I can see why this is a significant measure, but it’s not the message which most ‘community arts’ people in the city want to prioritise. They, like some Culture Company officers, seek to develop their communities by using ‘culture’ as a socially helpful way to bring people together.
This is however obviously much harder to measure and has less immediate impact on the seriously challenging sub-regional economy (though longer-term it would be good).
A view from cultural institutions
And then of course there are the ‘high arts’ bigger organisations which no doubt see the major outcome for themselves as being numbers of tickets sold for shows, concerts, whatever.
Again, a very valid perspective, and we need to recognise that if these organisations were not to benefit from 2008 ‘celebrations’
they would be in serious trouble in 2009 – which would mean the loss of many very accomplished artists and performers who currently work in the city(but often choose not to live here because the additional employment opportunities are so much better in, say, Manchester – see below).
Nurturing home-based professional artistic talent?
But the requirement to sustain the big arts organisations, though vital for Liverpool’s future status, still ignores the need – not at all as yet recognised as far as I can judge – to support locally-based fully trained and professional artists and performers with very high levels of skill who want to work in the city simply as artists and performers, not as community-based animateurs.
An edgy approach
This may be difficult when, for instance, the new Liverpool
Commissions
stream requires that applicants offer something wacky and on the edge; which is good for some, but sounds absolutely daft if you are a historically-inclined fine arts person or a classically trained musician.
Playing to the local Liverpool gallery, which prides itself on being on the edge, is understandable, but it won’t impress many others from elsewhere; and why aren’t local professional artists being respected as artists in their own right – or so it might appear – in the same way as visiting ones?
I have already asked How Will We Know That Liverpool 2007 & 2008 Were Successful?

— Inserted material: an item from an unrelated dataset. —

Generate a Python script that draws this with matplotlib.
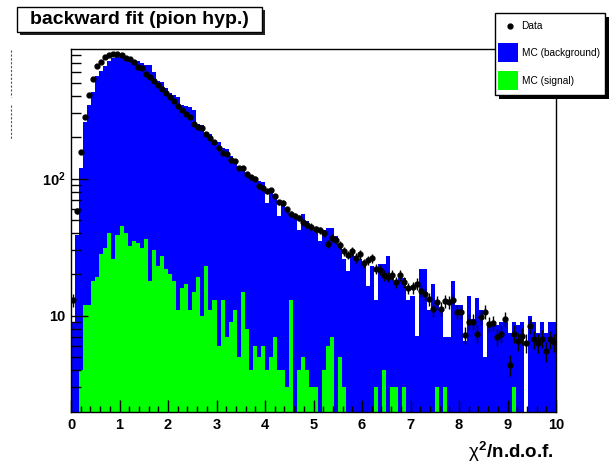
import numpy as np
import matplotlib.pyplot as plt
from matplotlib.lines import Line2D
from matplotlib.patches import Rectangle

plt.rcParams['font.family'] = ['Liberation Sans', 'DejaVu Sans']
plt.rcParams['mathtext.fontset'] = 'custom'
plt.rcParams['mathtext.bf'] = 'Liberation Sans:bold'
plt.rcParams['mathtext.rm'] = 'Liberation Sans'
plt.rcParams['mathtext.it'] = 'Liberation Sans'

# 120 bins of chi2/ndof between 0 and 10
n_bins = 120
x_lo, x_hi = 0.0, 10.0

data_vals = [13, 58, 157, 281, 406, 529, 661, 703, 773, 800,
             804, 804, 791, 756, 739, 703, 650, 636, 582, 547,
             514, 483, 452, 418, 391, 365, 338, 318, 297, 281,
             251, 236, 235, 210, 199, 186, 168, 153, 152, 136,
             135, 119, 119, 107, 103, 100, 87.5, 85.5, 80.9, 82.2,
             74.0, 66.9, 66.5, 59.5, 55.0, 53.2, 51.4, 48.1, 46.0, 44.5,
             42.8, 41.8, 40.0, 33.4, 37.0, 35.4, 33.0, 29.4, 27.8, 29.4,
             26.4, 28.2, 24.2, 25.3, 26.3, 21.9, 21.6, 19.7, 19.2, 19.9,
             17.5, 19.7, 17.6, 15.9, 16.1, 17.1, 15.2, 14.4, 13.2, 11.1,
             12.6, 11.2, 12.7, 12.5, 13.1, 10.7, 10.7, 7.2, 9.0, 9.0,
             7.4, 9.8, 10.7, 8.7, 8.8, 7.0, 7.4, 9.4, 4.4, 7.4,
             6.5, 7.1, 6.3, 8.4, 6.7, 6.3, 6.8, 5.5, 6.7, 6.4]

data_errs = [1.4, 2.9, 4.9, 6.5, 7.8, 8.9, 10.0, 10.3, 10.8, 11.0,
             11.0, 11.0, 10.9, 10.6, 10.5, 10.3, 9.9, 9.8, 9.3, 9.1,
             8.8, 8.5, 8.2, 7.9, 7.7, 7.4, 7.1, 6.9, 6.7, 6.5,
             6.1, 5.9, 5.9, 5.6, 5.5, 5.3, 5.0, 4.8, 4.8, 4.5,
             4.5, 4.2, 4.2, 4.0, 3.9, 3.9, 3.6, 3.6, 3.5, 3.5,
             3.3, 3.2, 3.2, 3.0, 2.9, 2.8, 2.8, 2.7, 2.6, 2.6,
             2.5, 2.5, 2.4, 2.2, 2.4, 2.3, 2.2, 2.1, 2.0, 2.1,
             2.0, 2.1, 1.9, 1.9, 2.0, 1.8, 1.8, 1.7, 1.7, 1.7,
             1.6, 1.7, 1.6, 1.5, 1.6, 1.6, 1.5, 1.5, 1.4, 1.3,
             1.4, 1.3, 1.4, 1.4, 1.4, 1.3, 1.3, 1.0, 1.2, 1.2,
             1.1, 1.2, 1.3, 1.1, 1.1, 1.0, 1.1, 1.2, 0.8, 1.1,
             1.0, 1.0, 1.0, 1.1, 1.0, 1.0, 1.0, 0.9, 1.0, 1.0]

mc_total = [8.8, 39, 119, 257, 344, 430, 560, 611, 661, 723,
            752, 764, 773, 773, 752, 731, 723, 692, 672, 672,
            601, 514, 508, 455, 418, 406, 391, 344, 340, 330,
            316, 249, 247, 214, 211, 189, 186, 166, 164, 147,
            137, 124, 122, 109, 106, 100, 96, 95, 66, 83,
            76, 53, 68, 58, 56, 51, 42, 55, 49, 44,
            42, 35, 42, 43.5, 43.5, 38, 33, 26, 21, 28,
            27, 26, 24, 16.4, 23, 13, 24, 24, 27, 20,
            17.3, 18.8, 18.8, 13, 14, 7.1, 22, 22, 11, 17,
            12.5, 11, 7, 7, 18, 12, 12, 6.5, 14, 9.5,
            13.5, 11, 5, 9, 9, 8.5, 9, 9, 7.5, 9,
            8.5, 9, 0, 10, 9, 7.5, 9, 7.5, 9, 9]

mc_signal = [0, 0, 4, 12, 12, 18, 19, 28, 31, 40,
             26, 39, 45, 40, 32, 35, 34, 31, 36, 18,
             30, 23, 27, 22, 20, 18, 11, 16, 17, 11,
             15, 19, 10, 23, 11, 13, 6, 13, 7, 9,
             11, 5, 15, 8, 4, 6, 5, 6, 4, 5,
             7, 4, 4, 3, 13, 0, 4, 5, 4, 3,
             3, 0, 4, 6, 7, 0, 5, 3, 0, 0,
             0, 0, 0, 0, 0, 3, 0, 4, 0, 3,
             3, 0, 3, 0, 0, 0, 0, 0, 0, 0,
             3, 0, 3, 0, 0, 0, 0, 0, 0, 0,
             0, 0, 0, 0, 0, 0, 0, 0, 0, 3,
             0, 0, 0, 0, 0, 0, 0, 0, 0, 0]

edges = np.linspace(x_lo, x_hi, n_bins + 1)
centers = 0.5 * (edges[:-1] + edges[1:])
width = edges[1] - edges[0]

W, H = 613, 466
fig = plt.figure(figsize=(W / 100, H / 100), dpi=100)


def fx(px):
    return px / W


def fy(py):
    return 1 - py / H


# main pad
ax = fig.add_axes([fx(71), fy(411.5), fx(556) - fx(71), fy(49) - fy(411.5)])
ax.bar(centers, mc_total, width=width, color='#0000ff', linewidth=0, antialiased=False)
ax.bar(centers, mc_signal, width=width, color='#00ff00', linewidth=0, antialiased=False)
ax.errorbar(centers, data_vals, yerr=data_errs, fmt='o', color='black', ms=3.5,
            elinewidth=1, capsize=0)

ax.set_yscale('log')
ax.set_xlim(x_lo, x_hi)
ax.set_ylim(2.0, 880)

ax.set_xticks(np.arange(0, 11, 1))
ax.set_xticks(np.arange(0, 10.01, 0.2), minor=True)
ax.set_xticklabels([str(i) for i in range(11)], fontsize=10.5, fontweight='bold')

ax.set_yticks([10, 100])
ax.set_yticklabels(['10', r'$\mathbf{10^{2}}$'], fontsize=10.5, fontweight='bold')
ax.set_yticks([3, 4, 5, 6, 7, 8, 9, 20, 30, 40, 50, 60, 70, 80, 90,
               200, 300, 400, 500, 600, 700, 800], minor=True)
ax.yaxis.set_minor_formatter(plt.NullFormatter())

ax.tick_params(axis='x', which='major', direction='in', length=9, width=1, pad=5,
               top=False)
ax.tick_params(axis='x', which='minor', direction='in', length=4.5, width=1, top=False)
ax.tick_params(axis='y', which='major', direction='in', length=12, width=1, pad=4,
               right=False)
ax.tick_params(axis='y', which='minor', direction='in', length=7, width=1, right=False)
for s in ax.spines.values():
    s.set_linewidth(1)
    s.set_color('black')

# x axis title
fig.text(fx(554), fy(452), r'$\chi^{\mathbf{2}}$/n.d.o.f.', ha='right', va='center',
         fontsize=13.5, fontweight='bold')

# tiny unreadable y axis title
for y0, y1 in [(50, 97), (105, 140)]:
    fig.add_artist(Line2D([fx(10.7), fx(10.7)], [fy(y0), fy(y1)], color='#555555',
                          lw=0.8, linestyle=(0, (2, 1.5))))

# title box with shadow
fig.add_artist(Rectangle((fx(20), fy(35)), fx(262) - fx(17), fy(7) - fy(32),
                         facecolor='#222222', edgecolor='none'))
fig.add_artist(Rectangle((fx(17), fy(32)), fx(262) - fx(17), fy(7) - fy(32),
                         facecolor='white', edgecolor='black', lw=1))
fig.text(fx(139.5), fy(19.5), 'backward fit (pion hyp.)', ha='center', va='center',
         fontsize=14, fontweight='bold')

# legend box with shadow
fig.add_artist(Rectangle((fx(499), fy(99)), fx(605) - fx(495), fy(13) - fy(95),
                         facecolor='black', edgecolor='none'))
fig.add_artist(Rectangle((fx(495), fy(95)), fx(605) - fx(495), fy(13) - fy(95),
                         facecolor='white', edgecolor='black', lw=1))
fig.add_artist(Line2D([fx(509.5)], [fy(26)], marker='o', color='black', ms=3.5))
fig.add_artist(Rectangle((fx(498), fy(62)), fx(518) - fx(498), fy(43) - fy(62),
                         facecolor='#0000ff', edgecolor='none'))
fig.add_artist(Rectangle((fx(498), fy(90)), fx(518) - fx(498), fy(71) - fy(90),
                         facecolor='#00ff00', edgecolor='none'))
for label, yy in [('Data', 26), ('MC (background)', 52.5), ('MC (signal)', 80.5)]:
    fig.text(fx(521.5), fy(yy), label, ha='left', va='center', fontsize=7.3)

fig.savefig('out.png', dpi=100)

And that debate continues.
At least three views?
In the meantime, I’m still not sure what the answers might be, but they seem to coalesce around the three views above:

1. tourist spend / beds
2. community cohesion and capacity building
3. (potentially) retention of high-level artistic skills in the city
Where’s the dialogue?
Unfortunately however there seems to be very little dialogue between those who promote each of these perspectives.
Indeed, I’m not sure it’s possible to do this under the present ‘consultation’ arrangements, with occasional meetings of large numbers of people – professional artists and others with very different experience together – in sports halls and the like.
Bringing the issues into focus
If Alex Corina’s current activities can help everyone to focus on
the ‘what’s 2008 for?’ message whilst there’s still at least a little bit of time left, that will be excellent.
As a city resident I’d like to see everything succeed so that proposed cultural ‘villages’, respected highly-skilled professional artists and performers, and our tourist trade all flourish ; but we’re still a way from achieving this.
A matter of urgency
The dialogue does need to be getting somewhere, and pretty quickly, please.